The series premiered on July 17, 2016. The second and final season premiered on September 17, 2017, and concluded on November 12, 2017.

===Music===
The score was composed by Joseph Stephens. The soundtrack was released by Waxwork Records in 2019 on a double LP pressed to 180-gram vinyl. The release included liner notes by McBride and Stephens.

==Reception==
On Rotten Tomatoes, season 1 has a rating of 66%, based on 41 reviews, with an average rating of 6.5/10. The site's critical consensus reads, "Vice Principals is sporadically amusing and benefits from its talented stars, but its mean-spirited humor sometimes misses the mark." On Metacritic, the season has a score of 56 out of 100, based on 31 critics, indicating "mixed or average reviews". Season 2 has a 100% rating on Rotten Tomatoes with an average rating of 7/10 based on 11 reviews.
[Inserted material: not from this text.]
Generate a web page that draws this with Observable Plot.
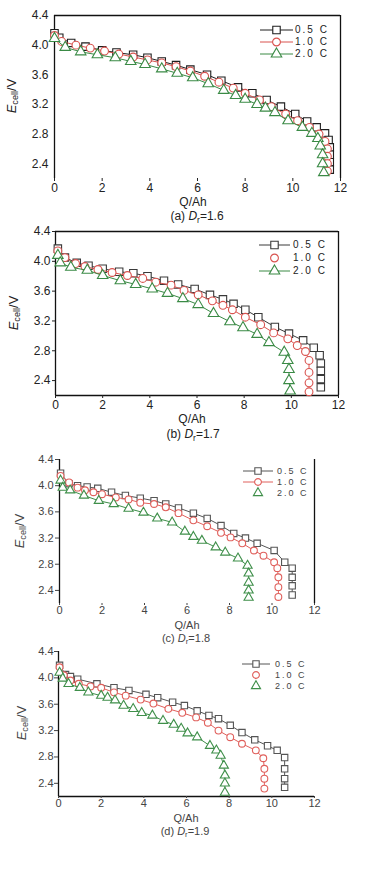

The site's critical consensus reads, "Danny McBride and Walton Goggins return to settle unfinished business in a Vice Principals season two that is both obscenely funny and more satisfying than its predecessor."

===Accolades===

| Year | Award | Category | Episode | Nominee(s) | Result | Ref. |
| 2018 | Critics' Choice Television Awards | Best Supporting Actor in a Comedy Series |  | Walton Goggins | Won |  |
| Primetime Emmy Awards | Best Sound Editing for a Comedy or Drama Series (Half-Hour) and Animation | "The Union of the Wizard & the Warrior" | George Haddad, Dale Chaloukian, Karyn Foster, Chad J. Hughes, Marc Meyer, Jim Gallivan, Michael Brake, Louie Schultz, Gregg Barbanell, Nancy Parker | Nominated |  |

==Home media==
The complete first season of Vice Principals was released on DVD and Blu-ray by HBO Home Entertainment (which is distributed through Warner Home Video) on February 7, 2017. The complete series was released on DVD by HBO Home Entertainment on April 10, 2018.